Challenge:
Pull every line containing "this" out of the material below.

Input:

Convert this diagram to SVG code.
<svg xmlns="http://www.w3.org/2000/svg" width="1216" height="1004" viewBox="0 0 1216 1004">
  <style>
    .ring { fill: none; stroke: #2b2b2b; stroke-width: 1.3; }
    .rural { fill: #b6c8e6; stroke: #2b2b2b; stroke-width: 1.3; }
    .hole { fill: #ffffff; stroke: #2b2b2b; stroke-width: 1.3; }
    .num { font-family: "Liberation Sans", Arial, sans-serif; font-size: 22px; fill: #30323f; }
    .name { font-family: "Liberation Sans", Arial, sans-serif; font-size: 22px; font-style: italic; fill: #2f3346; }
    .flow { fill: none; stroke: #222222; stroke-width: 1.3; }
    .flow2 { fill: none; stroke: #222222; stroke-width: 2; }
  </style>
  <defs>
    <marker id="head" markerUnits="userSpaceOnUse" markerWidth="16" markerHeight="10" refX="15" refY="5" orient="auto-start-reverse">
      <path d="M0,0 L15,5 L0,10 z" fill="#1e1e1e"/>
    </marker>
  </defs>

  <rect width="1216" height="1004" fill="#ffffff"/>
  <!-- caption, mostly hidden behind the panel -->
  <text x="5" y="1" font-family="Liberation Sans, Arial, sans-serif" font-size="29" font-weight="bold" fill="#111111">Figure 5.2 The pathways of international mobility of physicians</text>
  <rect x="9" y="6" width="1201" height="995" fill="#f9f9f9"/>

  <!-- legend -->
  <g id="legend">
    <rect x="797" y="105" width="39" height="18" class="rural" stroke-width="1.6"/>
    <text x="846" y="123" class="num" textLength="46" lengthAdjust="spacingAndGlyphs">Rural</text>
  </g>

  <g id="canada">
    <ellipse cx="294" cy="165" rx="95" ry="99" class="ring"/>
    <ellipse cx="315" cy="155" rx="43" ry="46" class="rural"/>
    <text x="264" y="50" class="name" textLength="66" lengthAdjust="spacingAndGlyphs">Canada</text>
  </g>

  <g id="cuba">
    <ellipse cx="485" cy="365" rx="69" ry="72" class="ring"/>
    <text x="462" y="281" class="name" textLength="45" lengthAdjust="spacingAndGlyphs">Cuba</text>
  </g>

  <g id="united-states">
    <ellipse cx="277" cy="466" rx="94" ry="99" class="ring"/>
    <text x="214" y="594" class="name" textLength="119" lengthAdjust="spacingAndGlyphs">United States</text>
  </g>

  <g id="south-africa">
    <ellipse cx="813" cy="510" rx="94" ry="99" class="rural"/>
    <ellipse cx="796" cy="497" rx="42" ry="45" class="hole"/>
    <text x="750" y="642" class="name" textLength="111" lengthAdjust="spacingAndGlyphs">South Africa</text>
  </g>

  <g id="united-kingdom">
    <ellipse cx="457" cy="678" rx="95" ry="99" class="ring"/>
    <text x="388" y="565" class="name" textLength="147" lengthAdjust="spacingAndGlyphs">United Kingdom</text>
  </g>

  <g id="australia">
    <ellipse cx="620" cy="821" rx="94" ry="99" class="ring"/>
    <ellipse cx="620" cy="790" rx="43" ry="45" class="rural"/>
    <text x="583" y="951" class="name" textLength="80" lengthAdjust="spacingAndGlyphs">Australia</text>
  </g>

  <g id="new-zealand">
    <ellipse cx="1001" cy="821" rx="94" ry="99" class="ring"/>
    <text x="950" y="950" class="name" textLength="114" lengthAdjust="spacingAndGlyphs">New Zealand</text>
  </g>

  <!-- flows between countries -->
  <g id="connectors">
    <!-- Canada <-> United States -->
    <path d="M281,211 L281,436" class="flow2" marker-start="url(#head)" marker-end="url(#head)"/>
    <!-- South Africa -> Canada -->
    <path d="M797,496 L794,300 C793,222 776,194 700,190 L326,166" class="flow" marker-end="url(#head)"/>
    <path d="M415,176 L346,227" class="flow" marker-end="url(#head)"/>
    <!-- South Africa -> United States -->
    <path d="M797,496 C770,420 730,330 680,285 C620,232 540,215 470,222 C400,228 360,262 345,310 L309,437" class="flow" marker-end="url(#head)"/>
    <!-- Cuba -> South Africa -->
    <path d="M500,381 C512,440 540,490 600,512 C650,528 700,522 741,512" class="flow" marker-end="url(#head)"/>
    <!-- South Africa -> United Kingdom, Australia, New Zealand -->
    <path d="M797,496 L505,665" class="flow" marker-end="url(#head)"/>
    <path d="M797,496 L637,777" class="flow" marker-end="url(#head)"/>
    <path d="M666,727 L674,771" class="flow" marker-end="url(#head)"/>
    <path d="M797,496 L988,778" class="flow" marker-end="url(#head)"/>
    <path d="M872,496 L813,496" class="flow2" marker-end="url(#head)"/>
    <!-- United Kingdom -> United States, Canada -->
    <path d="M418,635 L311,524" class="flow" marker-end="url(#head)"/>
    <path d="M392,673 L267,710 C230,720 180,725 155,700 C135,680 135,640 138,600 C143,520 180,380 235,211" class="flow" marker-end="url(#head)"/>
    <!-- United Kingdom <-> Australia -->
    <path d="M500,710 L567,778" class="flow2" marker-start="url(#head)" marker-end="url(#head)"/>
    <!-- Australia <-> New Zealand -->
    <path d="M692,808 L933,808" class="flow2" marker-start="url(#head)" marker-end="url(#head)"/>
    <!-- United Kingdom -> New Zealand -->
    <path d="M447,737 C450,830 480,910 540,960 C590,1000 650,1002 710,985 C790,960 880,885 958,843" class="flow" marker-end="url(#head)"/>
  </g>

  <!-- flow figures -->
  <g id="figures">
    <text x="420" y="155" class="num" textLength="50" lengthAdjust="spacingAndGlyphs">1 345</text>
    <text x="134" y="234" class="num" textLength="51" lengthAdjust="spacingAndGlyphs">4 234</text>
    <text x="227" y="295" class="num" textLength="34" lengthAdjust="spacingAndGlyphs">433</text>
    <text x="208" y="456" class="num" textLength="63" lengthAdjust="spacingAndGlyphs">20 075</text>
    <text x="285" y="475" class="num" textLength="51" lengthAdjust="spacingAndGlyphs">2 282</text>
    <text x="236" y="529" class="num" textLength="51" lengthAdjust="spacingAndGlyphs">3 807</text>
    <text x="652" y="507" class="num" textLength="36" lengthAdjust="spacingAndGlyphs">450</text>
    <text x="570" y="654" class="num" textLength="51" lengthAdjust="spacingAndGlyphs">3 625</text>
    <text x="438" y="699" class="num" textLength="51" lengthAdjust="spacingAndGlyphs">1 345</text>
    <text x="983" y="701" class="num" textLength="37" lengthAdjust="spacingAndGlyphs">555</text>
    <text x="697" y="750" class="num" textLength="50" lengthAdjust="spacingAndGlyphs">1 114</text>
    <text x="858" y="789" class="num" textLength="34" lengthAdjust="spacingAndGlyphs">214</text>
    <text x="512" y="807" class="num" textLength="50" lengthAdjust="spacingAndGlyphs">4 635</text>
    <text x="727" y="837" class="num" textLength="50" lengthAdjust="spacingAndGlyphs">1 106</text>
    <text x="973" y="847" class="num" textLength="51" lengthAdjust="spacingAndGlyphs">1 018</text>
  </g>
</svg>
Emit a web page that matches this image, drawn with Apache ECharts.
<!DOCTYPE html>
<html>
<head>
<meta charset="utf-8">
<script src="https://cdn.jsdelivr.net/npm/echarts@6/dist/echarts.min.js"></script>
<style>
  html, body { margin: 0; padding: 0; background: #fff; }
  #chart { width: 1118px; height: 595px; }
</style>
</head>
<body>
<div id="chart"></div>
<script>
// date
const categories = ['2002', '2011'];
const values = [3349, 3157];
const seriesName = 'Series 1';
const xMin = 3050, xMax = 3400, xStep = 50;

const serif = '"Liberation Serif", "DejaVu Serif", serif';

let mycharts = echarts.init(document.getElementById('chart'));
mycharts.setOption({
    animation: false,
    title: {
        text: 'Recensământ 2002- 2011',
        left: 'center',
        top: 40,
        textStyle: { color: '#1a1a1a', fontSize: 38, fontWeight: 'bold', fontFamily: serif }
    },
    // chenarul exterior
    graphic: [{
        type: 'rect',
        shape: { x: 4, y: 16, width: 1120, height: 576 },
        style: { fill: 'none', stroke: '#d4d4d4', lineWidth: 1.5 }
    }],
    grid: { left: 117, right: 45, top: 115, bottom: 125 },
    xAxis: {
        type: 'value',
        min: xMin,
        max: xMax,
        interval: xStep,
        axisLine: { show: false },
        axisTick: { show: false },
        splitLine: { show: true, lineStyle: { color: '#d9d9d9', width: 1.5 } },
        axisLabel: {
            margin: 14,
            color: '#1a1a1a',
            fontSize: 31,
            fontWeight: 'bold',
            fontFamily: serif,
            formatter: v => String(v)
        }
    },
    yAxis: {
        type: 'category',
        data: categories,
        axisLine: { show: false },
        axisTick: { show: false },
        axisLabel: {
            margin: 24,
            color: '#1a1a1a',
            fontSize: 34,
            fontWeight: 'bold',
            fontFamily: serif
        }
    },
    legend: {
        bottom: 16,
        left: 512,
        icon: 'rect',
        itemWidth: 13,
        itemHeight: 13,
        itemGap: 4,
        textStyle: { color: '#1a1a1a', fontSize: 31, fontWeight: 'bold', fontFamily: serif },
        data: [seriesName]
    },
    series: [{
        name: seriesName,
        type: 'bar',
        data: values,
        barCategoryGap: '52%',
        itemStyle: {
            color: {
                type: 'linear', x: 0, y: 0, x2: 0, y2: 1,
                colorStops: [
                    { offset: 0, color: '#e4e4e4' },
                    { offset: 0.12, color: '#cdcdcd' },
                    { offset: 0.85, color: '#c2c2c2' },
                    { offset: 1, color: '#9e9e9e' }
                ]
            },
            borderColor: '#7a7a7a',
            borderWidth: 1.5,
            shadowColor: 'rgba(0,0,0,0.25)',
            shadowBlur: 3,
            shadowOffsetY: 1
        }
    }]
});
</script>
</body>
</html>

Exercise response:
Convert this diagram to SVG code.
Emit a web page that matches this image, drawn with Apache ECharts.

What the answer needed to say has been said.